DO THIS:
State how many lines in these records contain the word "that", and nothing else.

RECORDS SHOWN:
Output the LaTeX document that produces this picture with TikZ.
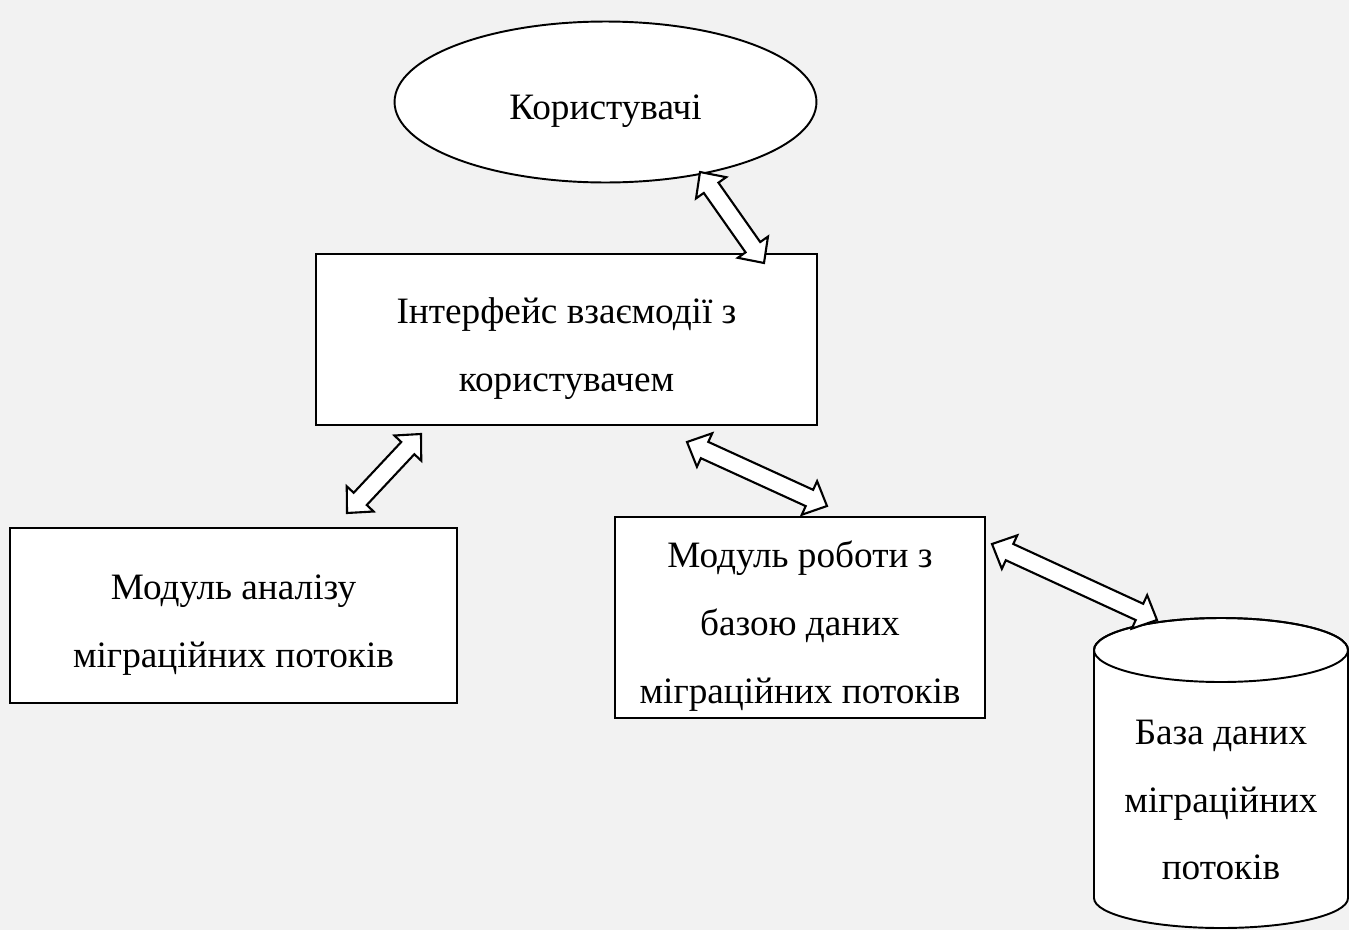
\documentclass[tikz,border=0pt]{standalone}
\usepackage{fontspec}
\setmainfont{Liberation Serif}
\usepackage{tikz}
\usetikzlibrary{shapes.geometric, calc, positioning}

\definecolor{bggray}{RGB}{242,242,242}
\newcommand{\tstrut}{\rule{0pt}{25pt}}

\tikzset{
  block/.style={draw, fill=white, line width=1.1pt, align=center, inner sep=0pt},
  dblarrow/.style={draw, fill=white, line width=1.2pt, line join=miter,
    to path={let \p1=(\tikztostart), \p2=(\tikztotarget),
      \n1={atan2(\y2-\y1,\x2-\x1)} in
      (\p1) -- ($(\p1)+(\n1:11pt)+(\n1+90:10.5pt)$)
      -- ($(\p1)+(\n1:11pt)+(\n1+90:5.1pt)$)
      -- ($(\p2)+(\n1:-11pt)+(\n1+90:5.1pt)$)
      -- ($(\p2)+(\n1:-11pt)+(\n1+90:10.5pt)$)
      -- (\p2)
      -- ($(\p2)+(\n1:-11pt)+(\n1-90:10.5pt)$)
      -- ($(\p2)+(\n1:-11pt)+(\n1-90:5.1pt)$)
      -- ($(\p1)+(\n1:11pt)+(\n1-90:5.1pt)$)
      -- ($(\p1)+(\n1:11pt)+(\n1-90:10.5pt)$)
      -- cycle}}
}

\begin{document}
\begin{tikzpicture}[x=0.02cm, y=-0.02cm, font=\fontsize{21.2}{38.5}\selectfont]
    % Background
    \fill[bggray] (0,0) rectangle (1349,930);
    \useasboundingbox (0,0) rectangle (1349,930);

    % Blocks
    \node[block, ellipse, minimum width=8.44cm, minimum height=3.22cm] (users) at (605.5,102) {\tstrut Користувачі};
    \node[block, minimum width=10.02cm, minimum height=3.42cm] (ui) at (566.5,339.5) {\tstrut Інтерфейс взаємодії з\\користувачем};
    \node[block, minimum width=8.94cm, minimum height=3.5cm] (analysis) at (233.5,615.5) {\tstrut Модуль аналізу\\міграційних потоків};
    \node[block, minimum width=7.4cm, minimum height=4.02cm] (dbmodule) at (800,617.5) {\tstrut Модуль роботи з\\базою даних\\міграційних потоків};

    % Database (cylinder)
    \draw[fill=white, line width=1.1pt] (1094,650) -- (1094,898)
        arc[start angle=180, end angle=0, x radius=127, y radius=30]
        -- (1348,650) arc[start angle=0, end angle=-180, x radius=127, y radius=32] -- cycle;
    \draw[line width=1.1pt] (1221,650) ellipse [x radius=127, y radius=32];
    \node[align=center] (db) at (1221,800) {База даних\\міграційних\\потоків};

    % Arrow ends
    \coordinate (usersend) at (700,172);  \coordinate (uitop) at (764,263);
    \coordinate (uileft) at (421,434);    \coordinate (analysisend) at (347,513);
    \coordinate (uiright) at (687,442);   \coordinate (dbmoduletop) at (827,506);
    \coordinate (dbmoduleend) at (992,544); \coordinate (dbend) at (1157,620);

    % Links
    \draw[dblarrow] (usersend) to (uitop);
    \draw[dblarrow] (uileft) to (analysisend);
    \draw[dblarrow] (uiright) to (dbmoduletop);
    \draw[dblarrow] (dbmoduleend) to (dbend);
\end{tikzpicture}
\end{document}
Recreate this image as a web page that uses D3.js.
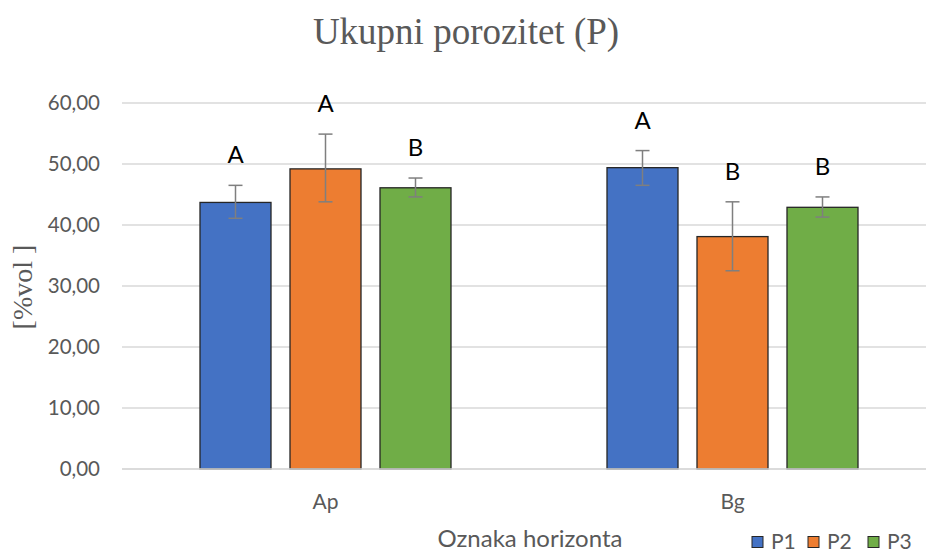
<!DOCTYPE html>
<html><head><meta charset="utf-8">
<script src="https://cdn.jsdelivr.net/npm/d3@7"></script>
<style>body{margin:0;background:#fff}</style>
</head><body>
<svg id="c" width="926" height="552"></svg>
<script>
const categories = ["Ap", "Bg"];
const seriesNames = ["P1", "P2", "P3"];
const colors = ["#4472C4", "#ED7D31", "#70AD47"];
const valuesP1 = [43.7, 49.4];
const valuesP2 = [49.2, 38.1];
const valuesP3 = [46.1, 42.9];
const errLowP1 = [41.1, 46.5];
const errHighP1 = [46.5, 52.2];
const errLowP2 = [43.8, 32.5];
const errHighP2 = [54.9, 43.8];
const errLowP3 = [44.6, 41.3];
const errHighP3 = [47.7, 44.6];
const lettersP1 = ["A", "A"];
const lettersP2 = ["A", "B"];
const lettersP3 = ["B", "B"];
const yTicks = [0, 10, 20, 30, 40, 50, 60];

(function(){
const series = [
  {name: "P1", values: valuesP1, lo: errLowP1, hi: errHighP1, letters: lettersP1},
  {name: "P2", values: valuesP2, lo: errLowP2, hi: errHighP2, letters: lettersP2},
  {name: "P3", values: valuesP3, lo: errLowP3, hi: errHighP3, letters: lettersP3}
];

const svg = d3.select("#c");
const pL = 122, pR = 936, pT = 103, pB = 469;
const x0 = d3.scaleBand().domain(categories).range([pL, pR]).paddingInner(0).paddingOuter(0);
const y = d3.scaleLinear().domain([0, 60]).range([pB, pT]);
const barW = 71, gap = 19;
const x1 = d3.scaleBand().domain(seriesNames).range([-(barW*1.5+gap), barW*1.5+gap]).paddingInner(gap/(barW+gap)).paddingOuter(0);

const sans = "Lato, 'Open Sans', sans-serif";
const serif = "'Liberation Serif', 'DejaVu Serif', serif";

svg.append("g").selectAll("line").data(yTicks).join("line")
  .attr("x1", pL).attr("x2", 926)
  .attr("y1", d => y(d)).attr("y2", d => y(d))
  .attr("stroke", "#d9d9d9").attr("stroke-width", 1.3);

svg.append("g").selectAll("text").data(yTicks).join("text")
  .attr("x", 100).attr("y", d => y(d)).attr("dy", "0.36em")
  .attr("text-anchor", "end")
  .attr("font-family", sans).attr("font-size", 20.5).attr("fill", "#595959")
  .text(d => d3.format(".2f")(d).replace(".", ","));

categories.forEach((cat, ci) => {
  series.forEach((s, si) => {
    const cx = x0(cat) + x0.bandwidth()/2 + x1(s.name);
    svg.append("rect")
      .attr("x", cx).attr("y", y(s.values[ci]))
      .attr("width", x1.bandwidth()).attr("height", y(0) - y(s.values[ci]))
      .attr("fill", colors[si]).attr("stroke", "#262626").attr("stroke-width", 1.3);
  });
});
categories.forEach((cat, ci) => {
  series.forEach((s, si) => {
    const mx = x0(cat) + x0.bandwidth()/2 + x1(s.name) + x1.bandwidth()/2;
    const g = svg.append("g").attr("stroke", "#7f7f7f").attr("stroke-width", 1.5);
    g.append("line").attr("x1", mx).attr("x2", mx).attr("y1", y(s.lo[ci])).attr("y2", y(s.hi[ci]));
    g.append("line").attr("x1", mx-7).attr("x2", mx+7).attr("y1", y(s.lo[ci])).attr("y2", y(s.lo[ci]));
    g.append("line").attr("x1", mx-7).attr("x2", mx+7).attr("y1", y(s.hi[ci])).attr("y2", y(s.hi[ci]));
    svg.append("text").attr("x", mx).attr("y", y(s.hi[ci]) - 22)
      .attr("text-anchor", "middle").attr("font-family", sans).attr("font-size", 24)
      .attr("fill", "#000").text(s.letters[ci]);
  });
});

svg.append("line").attr("x1", pL).attr("x2", 926).attr("y1", pB).attr("y2", pB)
  .attr("stroke", "#d9d9d9").attr("stroke-width", 1.3);

svg.append("g").selectAll("text").data(categories).join("text")
  .attr("x", d => x0(d) + x0.bandwidth()/2).attr("y", 509)
  .attr("text-anchor", "middle").attr("font-family", sans).attr("font-size", 21).attr("fill", "#595959")
  .text(d => d);

svg.append("text").attr("x", 466).attr("y", 44).attr("text-anchor", "middle")
  .attr("font-family", serif).attr("font-size", 37).attr("fill", "#595959")
  .text("Ukupni porozitet (P)");

svg.append("text").attr("transform", "translate(32,287) rotate(-90)").attr("text-anchor", "middle")
  .attr("font-family", serif).attr("font-size", 28).attr("fill", "#595959")
  .text("[%vol ]");

svg.append("text").attr("x", 530).attr("y", 547).attr("text-anchor", "middle")
  .attr("font-family", sans).attr("font-size", 24).attr("fill", "#595959")
  .text("Oznaka horizonta");

const legX = [752, 808, 868];
const leg = svg.append("g").selectAll("g").data(seriesNames).join("g")
  .attr("transform", (d, i) => `translate(${legX[i]},0)`);
leg.append("rect").attr("x", 0).attr("y", 536.5).attr("width", 11).attr("height", 11)
  .attr("fill", (d, i) => colors[i]).attr("stroke", "#262626").attr("stroke-width", 1);
leg.append("text").attr("x", 19).attr("y", 549).attr("font-family", sans).attr("font-size", 21)
  .attr("fill", "#595959").text(d => d);
})();
</script>
</body></html>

ANSWER FOR THIS EXERCISE:
2